In the entries below, find every line with "chart" and copy it.

+ + + +

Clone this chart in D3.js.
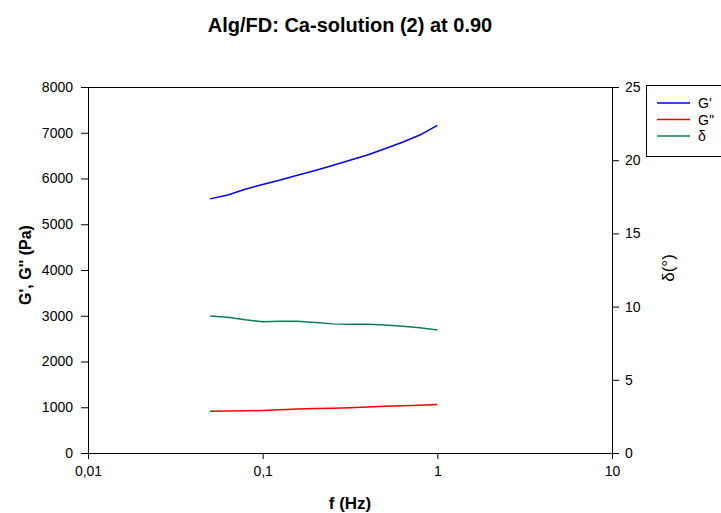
<!DOCTYPE html>
<html>
<head>
<meta charset="utf-8">
<script src="https://cdn.jsdelivr.net/npm/d3@7"></script>
<style>
  body { margin: 0; background: #fff; }
  svg text { font-family: "Liberation Sans", Arial, sans-serif; }
</style>
</head>
<body>
<div id="chart"></div>
<script>

// Frequencies (Hz), 10 points per decade
var freq = [0.05, 0.0631, 0.0794, 0.1, 0.126, 0.158, 0.2, 0.251, 0.316, 0.398, 0.5, 0.631, 0.794, 1.0];

// Storage modulus G' (Pa)
var gPrime = [5555, 5640, 5765, 5870, 5968, 6070, 6175, 6283, 6397, 6513, 6650, 6792, 6950, 7160];

// Loss modulus G'' (Pa)
var gDouble = [915, 918, 922, 930, 945, 960, 970, 980, 990, 1005, 1020, 1035, 1045, 1060];

// Phase angle delta (deg)
var delta = [9.35, 9.28, 9.1, 8.97, 9.0, 9.0, 8.92, 8.82, 8.8, 8.8, 8.75, 8.65, 8.55, 8.4];

var xTicks = [0.01, 0.1, 1, 10];
var xTickLabels = ['0,01', '0,1', '1', '10'];
var yLeftTicks = [0, 1000, 2000, 3000, 4000, 5000, 6000, 7000, 8000];
var yRightTicks = [0, 5, 10, 15, 20, 25];

var legendNames = ["G'", "G''", "\u03b4"];
var colors = ['#0000ff', '#ff0000', '#0b7d5b'];


var width = 721, height = 513;
var plotL = 88, plotR = 612, plotT = 87, plotB = 453;

var svg = d3.select('#chart').append('svg')
	.attr('width', width)
	.attr('height', height);

var x = d3.scaleLog().domain([0.01, 10]).range([plotL, plotR]);
var yL = d3.scaleLinear().domain([0, 8000]).range([plotB, plotT]);
var yR = d3.scaleLinear().domain([0, 25]).range([plotB, plotT]);

// Title
svg.append('text')
	.attr('x', 350).attr('y', 32)
	.attr('text-anchor', 'middle')
	.style('font-size', '20px').style('font-weight', 'bold')
	.text('Alg/FD: Ca-solution (2) at 0.90');

// Frame top line
svg.append('line')
	.attr('x1', plotL).attr('x2', plotR)
	.attr('y1', plotT + 0.5).attr('y2', plotT + 0.5)
	.attr('stroke', '#000');

// Axes
function styleAxis(g) {
	g.selectAll('path').attr('stroke', '#000');
	g.selectAll('line').attr('stroke', '#000');
	g.selectAll('text')
		.style('font-size', '14px')
		.style('font-family', '"Liberation Sans", Arial, sans-serif')
		.attr('fill', '#000');
}

svg.append('g')
	.attr('transform', 'translate(0,' + plotB + ')')
	.call(d3.axisBottom(x).tickValues(xTicks)
		.tickFormat((d, i) => xTickLabels[i])
		.tickSize(6).tickSizeOuter(0).tickPadding(7))
	.call(styleAxis);

svg.append('g')
	.attr('transform', 'translate(' + plotL + ',0)')
	.call(d3.axisLeft(yL).tickValues(yLeftTicks)
		.tickFormat(d3.format('d'))
		.tickSize(7).tickSizeOuter(0).tickPadding(8))
	.call(styleAxis);

svg.append('g')
	.attr('transform', 'translate(' + plotR + ',0)')
	.call(d3.axisRight(yR).tickValues(yRightTicks)
		.tickSize(7).tickSizeOuter(0).tickPadding(6))
	.call(styleAxis);

// Axis titles
svg.append('text')
	.attr('x', 350).attr('y', 509)
	.attr('text-anchor', 'middle')
	.style('font-size', '17px').style('font-weight', 'bold')
	.text('f (Hz)');

svg.append('text')
	.attr('transform', 'translate(31,265) rotate(-90)')
	.attr('text-anchor', 'middle')
	.style('font-size', '16px').style('font-weight', 'bold')
	.text("G', G'' (Pa)");

svg.append('text')
	.attr('transform', 'translate(674,268) rotate(-90)')
	.attr('text-anchor', 'middle')
	.style('font-size', '17px')
	.text('\u03b4(\u00b0)');

// Lines
var lineL = d3.line().x((d, i) => x(freq[i])).y(d => yL(d));
var lineR = d3.line().x((d, i) => x(freq[i])).y(d => yR(d));

svg.append('path').datum(gPrime)
	.attr('d', lineL).attr('fill', 'none')
	.attr('stroke', colors[0]).attr('stroke-width', 1.5);

svg.append('path').datum(gDouble)
	.attr('d', lineL).attr('fill', 'none')
	.attr('stroke', colors[1]).attr('stroke-width', 1.5);

svg.append('path').datum(delta)
	.attr('d', lineR).attr('fill', 'none')
	.attr('stroke', colors[2]).attr('stroke-width', 1.5);

// Legend
var legend = svg.append('g');
legend.append('rect')
	.attr('x', 646.5).attr('y', 85.5)
	.attr('width', 80).attr('height', 71)
	.attr('fill', '#fff').attr('stroke', '#000');

legendNames.forEach(function(name, i) {
	var ly = 103 + i * 16.5;
	legend.append('line')
		.attr('x1', 657).attr('x2', 690)
		.attr('y1', ly).attr('y2', ly)
		.attr('stroke', colors[i]).attr('stroke-width', 1.5);
	legend.append('text')
		.attr('x', 698).attr('y', ly + 5)
		.style('font-size', '14px')
		.text(name);
});

</script>
</body>
</html>
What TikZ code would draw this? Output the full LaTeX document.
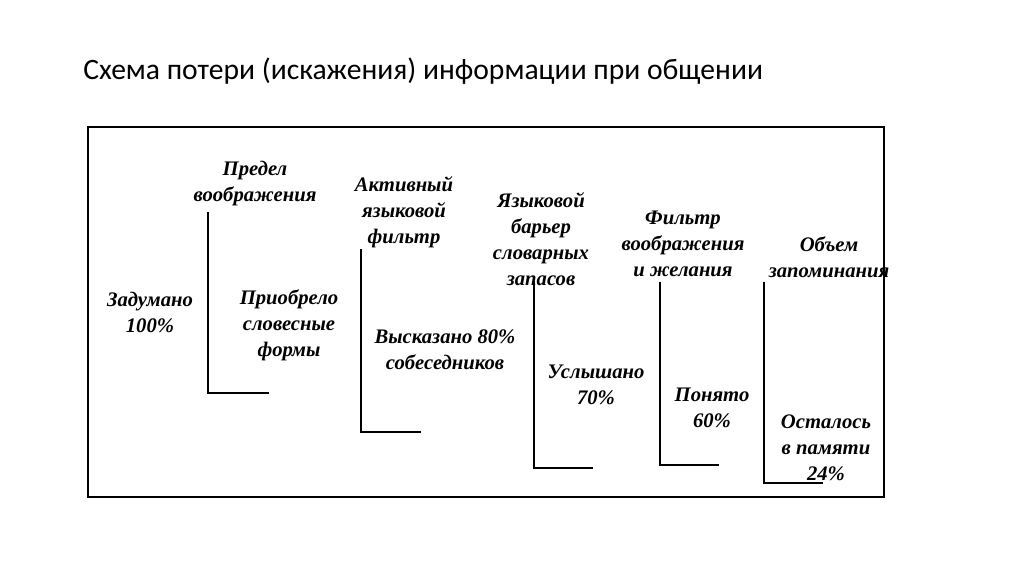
\documentclass[tikz,border=0pt]{standalone}
\usepackage{fontspec}
\setmainfont{Liberation Serif}
\newfontfamily\titlefont{Carlito}
\usetikzlibrary{positioning}

\tikzset{
  lbl/.style={align=center, inner sep=0pt, font=\fontsize{15.5}{19.5}\selectfont\bfseries\itshape},
  bracket/.style={line width=1.6pt, line cap=rect}
}

\begin{document}
\begin{tikzpicture}[x=0.75pt, y=-0.75pt]
    \useasboundingbox (0, 0) rectangle (1024, 574);
    
    \node[anchor=west, inner sep=0pt, font=\titlefont\fontsize{22.2}{26}\selectfont] (title) at (83, 71) {Схема потери (искажения) информации при общении};
    
    \draw[line width=1.8pt] (88, 127) rectangle (884, 497);
    
    % stages
    \draw[bracket] (208, 213) -- (208, 393) -- (268, 393);
    \draw[bracket] (361, 250) -- (361, 432) -- (420, 432);
    \draw[bracket] (534, 282) -- (534, 468) -- (592, 468);
    \draw[bracket] (660, 283) -- (660, 465) -- (718, 465);
    \draw[bracket] (764, 283) -- (764, 483) -- (822, 483);
    
    \node[lbl] (limit) at (255, 184) {Предел\\воображения};
    \node[lbl] (planned) at (150, 312) {Задумано\\100\%};
    \node[lbl] (verbal) at (289, 325) {Приобрело\\словесные\\формы};
    \node[lbl] (active) at (404, 212) {Активный\\языковой\\фильтр};
    \node[lbl] (spoken) at (445, 350) {Высказано 80\%\\собеседников};
    \node[lbl] (barrier) at (541, 239) {Языковой\\барьер\\словарных\\запасов};
    \node[lbl] (heard) at (596, 385) {Услышано\\70\%};
    \node[lbl] (wish) at (683, 244) {Фильтр\\воображения\\и желания};
    \node[lbl] (understood) at (712, 408) {Понято\\60\%};
    \node[lbl] (volume) at (829, 257) {Объем\\запоминания};
    \node[lbl] (memory) at (826, 448) {Осталось\\в памяти\\24\%};
  \end{tikzpicture}
\end{document}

+ + + +

### COMPLETED EXERCISE:
Clone this chart in D3.js.
<div id="chart"></div>
var svg = d3.select('#chart').append('svg')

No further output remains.